Since joining Mentone Grammar in 2016, Prue has lit up classrooms with her passion for teaching English and Humanities. In her view, these subjects hold significant value as they help cultivate empathy and compassion within individuals. “As students ‘progress through their senior years of school, English doesn’t just become a subject of grammar and punctuation, but rather a study of humanity. Through studying literature and texts, students gain insight into other people, cultures, and time periods. They are encouraged to form opinions and articulate their thoughts effectively.”
For Prue, Mentone Grammar is a workplace that has provided her with boundless opportunities, both as a teacher and in leadership. “I work with an incredible team who are all very passionate and supportive.
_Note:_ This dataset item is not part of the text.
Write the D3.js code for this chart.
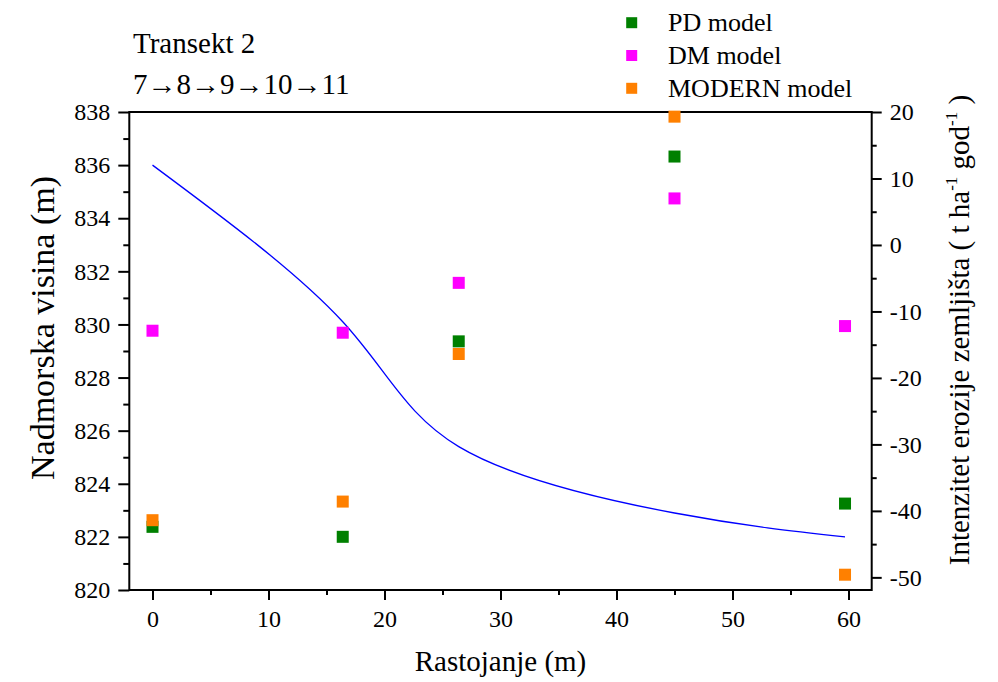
<!DOCTYPE html>
<html><head><meta charset="utf-8">
<script src="https://cdn.jsdelivr.net/npm/d3@7"></script>
<style>
html,body{margin:0;padding:0;background:#fff;}
text{font-family:"Liberation Serif","Times New Roman",serif;fill:#000;}
</style></head>
<body>
<svg id="c" width="998" height="682"></svg>
<script>
// ---- data ----
const pointX = [0, 16.4, 26.4, 45.0, 59.7];
const pdModel = [-42.4, -43.9, -14.5, 13.3, -38.9];
const dmModel = [-12.9, -13.2, -5.7, 7.0, -12.2];
const modernModel = [-41.4, -38.6, -16.4, 19.3, -49.6];
const profileX = [0, 16.4, 26.4, 45.0, 59.7];
const profileElev = [836.0, 830.1, 825.4, 822.9, 822.0];
const xTicks = [0, 10, 20, 30, 40, 50, 60];
const leftTicks = [820, 822, 824, 826, 828, 830, 832, 834, 836, 838];
const rightTicks = [20, 10, 0, -10, -20, -30, -40, -50];
const seriesNames = ["PD model", "DM model", "MODERN model"];
const seriesColors = ["#008000", "#ff00ff", "#ff8000"];

const svg = d3.select("#c");
const L = 129.3, R = 871.7, T = 112, B = 590;
const x = d3.scaleLinear().domain([-2, 62]).range([L, R]);
const yL = d3.scaleLinear().domain([820, 838]).range([B, T]);
const yR = d3.scaleLinear().domain([-51.9, 20]).range([B, T]);
const fmt = d => String(d);

// frame
svg.append("rect").attr("x", L).attr("y", T).attr("width", R - L).attr("height", B - T)
  .attr("fill", "none").attr("stroke", "#000").attr("stroke-width", 2);

function styleAxis(g, fs) {
  g.select(".domain").remove();
  g.selectAll("line").attr("stroke", "#000").attr("stroke-width", 2);
  g.selectAll("text").attr("font-size", fs).attr("font-family", "Liberation Serif");
}

// left axis
const gl = svg.append("g").attr("transform", `translate(${L},0)`)
  .call(d3.axisLeft(yL).tickValues(leftTicks).tickSize(11).tickPadding(8).tickFormat(fmt));
styleAxis(gl, 24);
const glm = svg.append("g").attr("transform", `translate(${L},0)`)
  .call(d3.axisLeft(yL).tickValues(leftTicks.slice(0, -1).map(v => v + 1)).tickSize(6).tickFormat(""));
styleAxis(glm, 24);

// right axis
const gr = svg.append("g").attr("transform", `translate(${R},0)`)
  .call(d3.axisRight(yR).tickValues(rightTicks).tickSize(10).tickPadding(8).tickFormat(fmt));
styleAxis(gr, 24);
const grm = svg.append("g").attr("transform", `translate(${R},0)`)
  .call(d3.axisRight(yR).tickValues(rightTicks.slice(0, -1).map(v => v - 5)).tickSize(5).tickFormat(""));
styleAxis(grm, 24);

// bottom axis
const gb = svg.append("g").attr("transform", `translate(0,${B})`)
  .call(d3.axisBottom(x).tickValues(xTicks).tickSize(10).tickFormat(fmt));
styleAxis(gb, 24);
gb.selectAll("text").attr("dy", null).attr("y", 37);
const gbm = svg.append("g").attr("transform", `translate(0,${B})`)
  .call(d3.axisBottom(x).tickValues(xTicks.slice(0, -1).map(v => v + 5)).tickSize(5).tickFormat(""));
styleAxis(gbm, 24);

// profile line
svg.append("path").datum(profileX.map((v, i) => [v, profileElev[i]]))
  .attr("d", d3.line().x(d => x(d[0])).y(d => yL(d[1])).curve(d3.curveNatural))
  .attr("fill", "none").attr("stroke", "#0000ff").attr("stroke-width", 1.3);

// scatter points
const allSeries = [pdModel, dmModel, modernModel];
const ms = 12;
allSeries.forEach((vals, si) => {
  svg.append("g").selectAll("rect").data(vals).join("rect")
    .attr("x", (d, i) => x(pointX[i]) - ms / 2)
    .attr("y", d => yR(d) - ms / 2)
    .attr("width", ms).attr("height", ms)
    .attr("fill", seriesColors[si]);
});

// legend
const legY = [22.7, 55.5, 88.3];
seriesNames.forEach((n, i) => {
  svg.append("rect").attr("x", 631.7 - 5.5).attr("y", legY[i] - 5.5).attr("width", 11).attr("height", 11)
    .attr("fill", seriesColors[i]);
  svg.append("text").attr("x", 668).attr("y", legY[i] + 8.5).attr("font-size", 26).text(n);
});

// title
svg.append("text").attr("x", 133).attr("y", 53).attr("font-size", 29).text("Transekt 2");
svg.append("text").attr("x", 133).attr("y", 94).attr("font-size", 29).text("7→8→9→10→11");

// axis titles
svg.append("text").attr("x", (L + R) / 2).attr("y", 671).attr("text-anchor", "middle")
  .attr("font-size", 29).text("Rastojanje (m)");
svg.append("text").attr("transform", "translate(54,328) rotate(-90)").attr("text-anchor", "middle")
  .attr("font-size", 34).text("Nadmorska visina (m)");
const rt = svg.append("text").attr("transform", "translate(969,330) rotate(-90)").attr("text-anchor", "middle")
  .attr("font-size", 29);
rt.append("tspan").text("Intenzitet erozije zemljišta ( t ha");
rt.append("tspan").attr("font-size", 17).attr("dy", -12).text("-1");
rt.append("tspan").attr("dy", 12).text(" god");
rt.append("tspan").attr("font-size", 17).attr("dy", -12).text("-1");
rt.append("tspan").attr("dy", 12).text(" )");
</script>
</body></html>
This school also offers students so many opportunities, both academically and in co-curricular activities. My son has really thrived here, and I have too.”
As a teacher, she finds it difficult to pinpoint a specific highlight in her career as there have been numerous special moments. One such moment is when she comes across a student’s work that is particularly insightful and thought-provoking, which can be emotionally moving for her. In addition, she cherishes moments where she meets former students’ years down the line who still remember and appreciate her lessons. (It’s worth noting that the author of this article was taught by Prue in high school, and still remembers her lessons fondly.)
For the next generation of students, her advice is simple. “Never miss an opportunity because you are afraid or want to please others. Be brave and back your decisions. We have one life, so make the most out of every day that you have. The best moments in my life have been when I have put aside my doubts, and confidently stepped into my future.”